> [PROMPT] Below are records that hold pictures; write out only the lines from their start through the line with "0.5, 1, 1.5, 2];", exactly, and drop the pictures.

> [MATERIAL]

═══

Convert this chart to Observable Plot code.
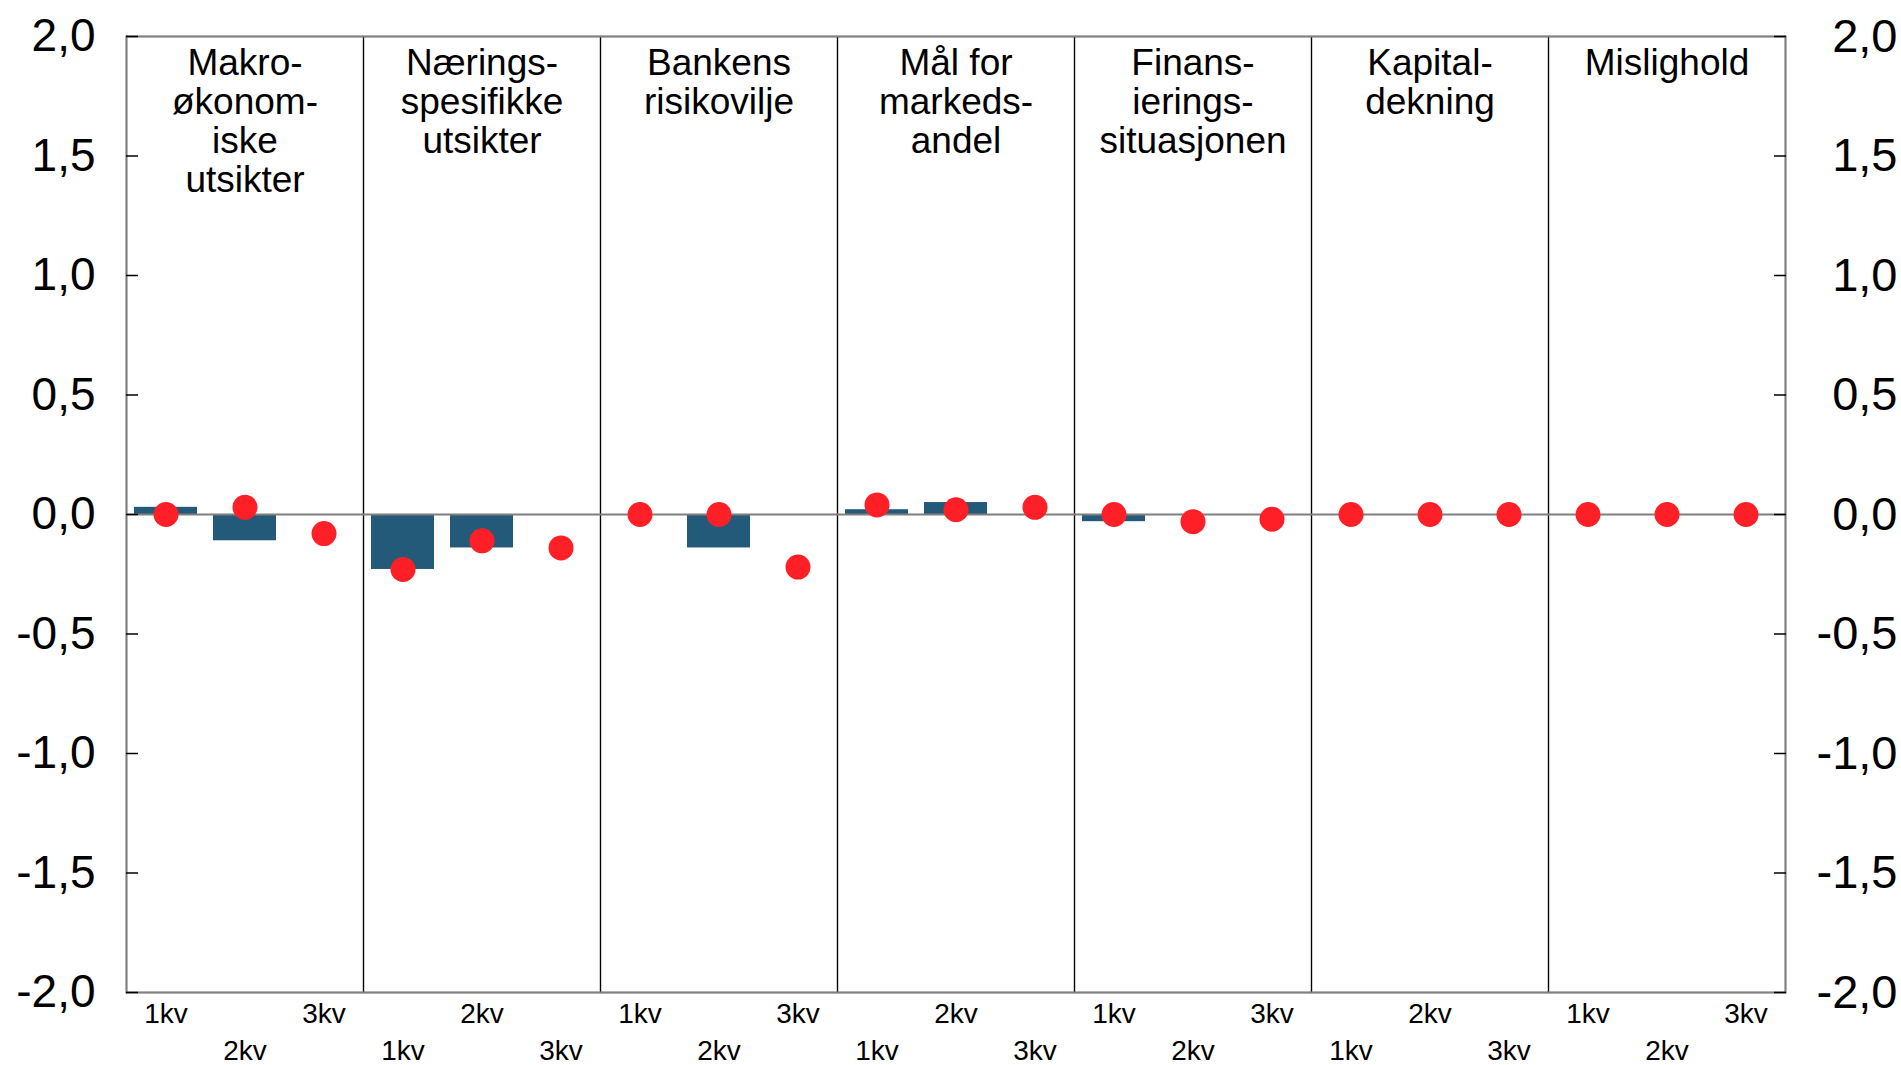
<!DOCTYPE html>
<html><head><meta charset="utf-8">
<script src="https://cdn.jsdelivr.net/npm/d3@7"></script>
<script src="https://cdn.jsdelivr.net/npm/@observablehq/plot@0.6"></script>
<style>html,body{margin:0;padding:0;background:#fff} svg{display:block}</style>
</head><body><div id="chart"></div>
<script>
const categories = [
  "Makro-\nøkonom-\niske\nutsikter",
  "Nærings-\nspesifikke\nutsikter",
  "Bankens\nrisikovilje",
  "Mål for\nmarkeds-\nandel",
  "Finans-\nierings-\nsituasjonen",
  "Kapital-\ndekning",
  "Mislighold"
];
const quarters = ["1kv", "2kv", "3kv"];
// Bars (null = no bar)
const barValues = [
  [0.03, -0.11, null],
  [-0.23, -0.14, null],
  [null, -0.14, null],
  [0.02, 0.05, null],
  [-0.03, null, null],
  [null, null, null],
  [null, null, null]
];
// Red dots
const dotValues = [
  [0.0, 0.03, -0.08],
  [-0.23, -0.11, -0.14],
  [0.0, 0.0, -0.22],
  [0.04, 0.02, 0.03],
  [0.0, -0.03, -0.02],
  [0.0, 0.0, 0.0],
  [0.0, 0.0, 0.0]
];
const yTicks = [-2, -1.5, -1, -0.5, 0, 0.5, 1, 1.5, 2];

const rows = [];
categories.forEach((cat, ci) => quarters.forEach((q, qi) => {
  rows.push({cat, q, bar: barValues[ci][qi], dot: dotValues[ci][qi], row: (ci * 3 + qi) % 2});
}));

const fmt = d => d.toFixed(1).replace(".", ",");

const chart = Plot.plot({
  width: 1901,
  height: 1065,
  marginLeft: 124,
  marginRight: 114,
  marginTop: 36,
  marginBottom: 73,
  style: {fontFamily: "'Liberation Sans', Arial, sans-serif", background: "#fff", color: "#000"},
  fx: {domain: categories, padding: 0, axis: null},
  x: {domain: quarters, paddingInner: 0.2, paddingOuter: 0.1, axis: null},
  y: {domain: [-2, 2], axis: null},
  marks: [
    Plot.barY(rows.filter(d => d.bar != null), {fx: "cat", x: "q", y: "bar", fill: "#235a79"}),
    Plot.frame({stroke: "#000", strokeWidth: 1.2}),
    Plot.ruleY([2, -2], {stroke: "#808080", strokeWidth: 2}),
    Plot.frame({anchor: "left", stroke: "#808080", strokeWidth: 2, fx: () => categories[0]}),
    Plot.frame({anchor: "right", stroke: "#808080", strokeWidth: 2, fx: () => categories[categories.length - 1]}),
    Plot.ruleY([0], {stroke: "#7f7f7f", strokeWidth: 2}),
    Plot.axisY({anchor: "left", ticks: yTicks, tickFormat: fmt, tickSize: -12, tickPadding: 43, fontSize: 46, strokeWidth: 1.5}),
    Plot.axisY({anchor: "right", ticks: yTicks, tickFormat: fmt, tickSize: -12, tickPadding: 124, textAnchor: "end", fontSize: 47, strokeWidth: 1.5}),
    Plot.dot(rows, {fx: "cat", x: "q", y: "dot", r: 12.5, fill: "#ff2027", stroke: null}),
    Plot.text(categories, {fx: d => d, text: d => d, frameAnchor: "top", lineAnchor: "top", dy: 11, fontSize: 37, lineHeight: 1.05, fill: "#000"}),
    Plot.text(rows.filter(d => d.row === 0), {fx: "cat", x: "q", text: "q", frameAnchor: "bottom", lineAnchor: "top", dy: 11, fontSize: 28, fill: "#000"}),
    Plot.text(rows.filter(d => d.row === 1), {fx: "cat", x: "q", text: "q", frameAnchor: "bottom", lineAnchor: "top", dy: 48, fontSize: 28, fill: "#000"})
  ]
});
document.getElementById("chart").appendChild(chart);
</script>
</body></html>
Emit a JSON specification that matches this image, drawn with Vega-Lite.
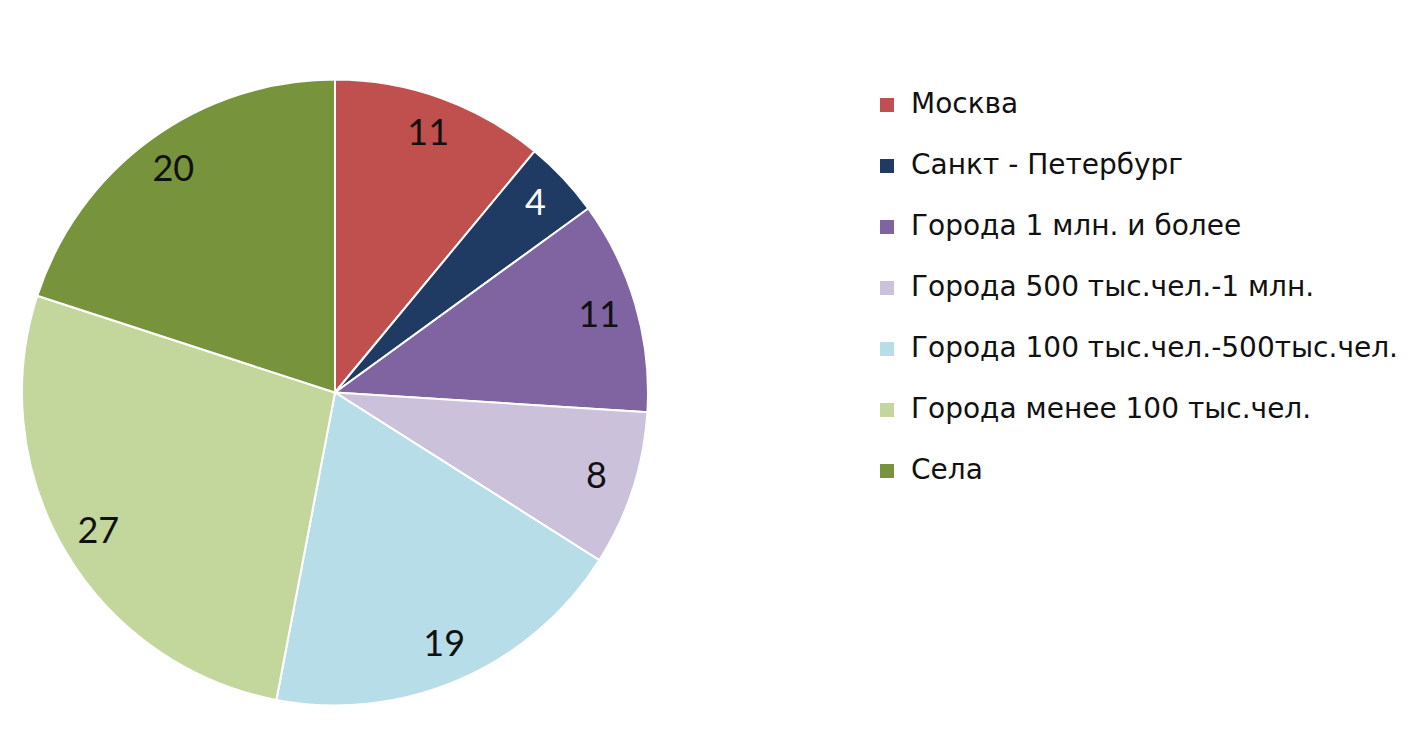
{
  "$schema": "https://vega.github.io/schema/vega-lite/v6.json",
  "width": 670,
  "height": 731,
  "padding": {"top": 27, "left": 0, "right": 0, "bottom": 0},
  "background": "white",
  "view": {"stroke": null},
  "data": {
    "values": [
      {"name": "Москва", "value": 11, "ord": 1},
      {"name": "Санкт - Петербург", "value": 4, "ord": 2},
      {"name": "Города 1 млн. и более", "value": 11, "ord": 3},
      {"name": "Города 500 тыс.чел.-1 млн.", "value": 8, "ord": 4},
      {"name": "Города 100 тыс.чел.-500тыс.чел.", "value": 19, "ord": 5},
      {"name": "Города менее 100 тыс.чел.", "value": 27, "ord": 6},
      {"name": "Села", "value": 20, "ord": 7}
    ]
  },
  "encoding": {
    "theta": {"field": "value", "type": "quantitative", "stack": true},
    "order": {"field": "ord", "type": "quantitative"}
  },
  "layer": [
    {
      "mark": {"type": "arc", "outerRadius": 313, "stroke": "white", "strokeWidth": 2},
      "encoding": {
        "color": {
          "field": "name",
          "type": "nominal",
          "sort": {"field": "ord"},
          "scale": {
            "domain": ["Москва", "Санкт - Петербург", "Города 1 млн. и более", "Города 500 тыс.чел.-1 млн.", "Города 100 тыс.чел.-500тыс.чел.", "Города менее 100 тыс.чел.", "Села"],
            "range": ["#c0504d", "#1f3b63", "#8064a2", "#ccc1da", "#b7dde8", "#c3d69b", "#77933c"]
          },
          "legend": {
            "title": null,
            "orient": "none",
            "legendX": 873,
            "legendY": 64,
            "symbolType": "square",
            "symbolSize": 196,
            "symbolStrokeWidth": 0,
            "labelFont": "DejaVu Sans",
            "labelFontSize": 28,
            "labelColor": "#111111",
            "labelOffset": 10,
            "labelLimit": 600,
            "rowPadding": 33
          }
        }
      }
    },
    {
      "mark": {"type": "text", "radius": 275, "font": "Lato", "fontSize": 36},
      "encoding": {
        "text": {"field": "value", "type": "quantitative"},
        "color": {
          "condition": {"test": "datum.name === 'Санкт - Петербург'", "value": "white"},
          "value": "#111111"
        }
      }
    }
  ]
}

═══

> [RESPONSE FOR THIS EXERCISE]
Convert this chart to Observable Plot code.
<!DOCTYPE html>
<html><head><meta charset="utf-8">
<script src="https://cdn.jsdelivr.net/npm/d3@7"></script>
<script src="https://cdn.jsdelivr.net/npm/@observablehq/plot@0.6"></script>
<style>html,body{margin:0;padding:0;background:#fff} svg{display:block}</style>
</head><body><div id="chart"></div>
<script>
const categories = [
  "Makro-\nøkonom-\niske\nutsikter",
  "Nærings-\nspesifikke\nutsikter",
  "Bankens\nrisikovilje",
  "Mål for\nmarkeds-\nandel",
  "Finans-\nierings-\nsituasjonen",
  "Kapital-\ndekning",
  "Mislighold"
];
const quarters = ["1kv", "2kv", "3kv"];
// Bars (null = no bar)
const barValues = [
  [0.03, -0.11, null],
  [-0.23, -0.14, null],
  [null, -0.14, null],
  [0.02, 0.05, null],
  [-0.03, null, null],
  [null, null, null],
  [null, null, null]
];
// Red dots
const dotValues = [
  [0.0, 0.03, -0.08],
  [-0.23, -0.11, -0.14],
  [0.0, 0.0, -0.22],
  [0.04, 0.02, 0.03],
  [0.0, -0.03, -0.02],
  [0.0, 0.0, 0.0],
  [0.0, 0.0, 0.0]
];
const yTicks = [-2, -1.5, -1, -0.5, 0, 0.5, 1, 1.5, 2];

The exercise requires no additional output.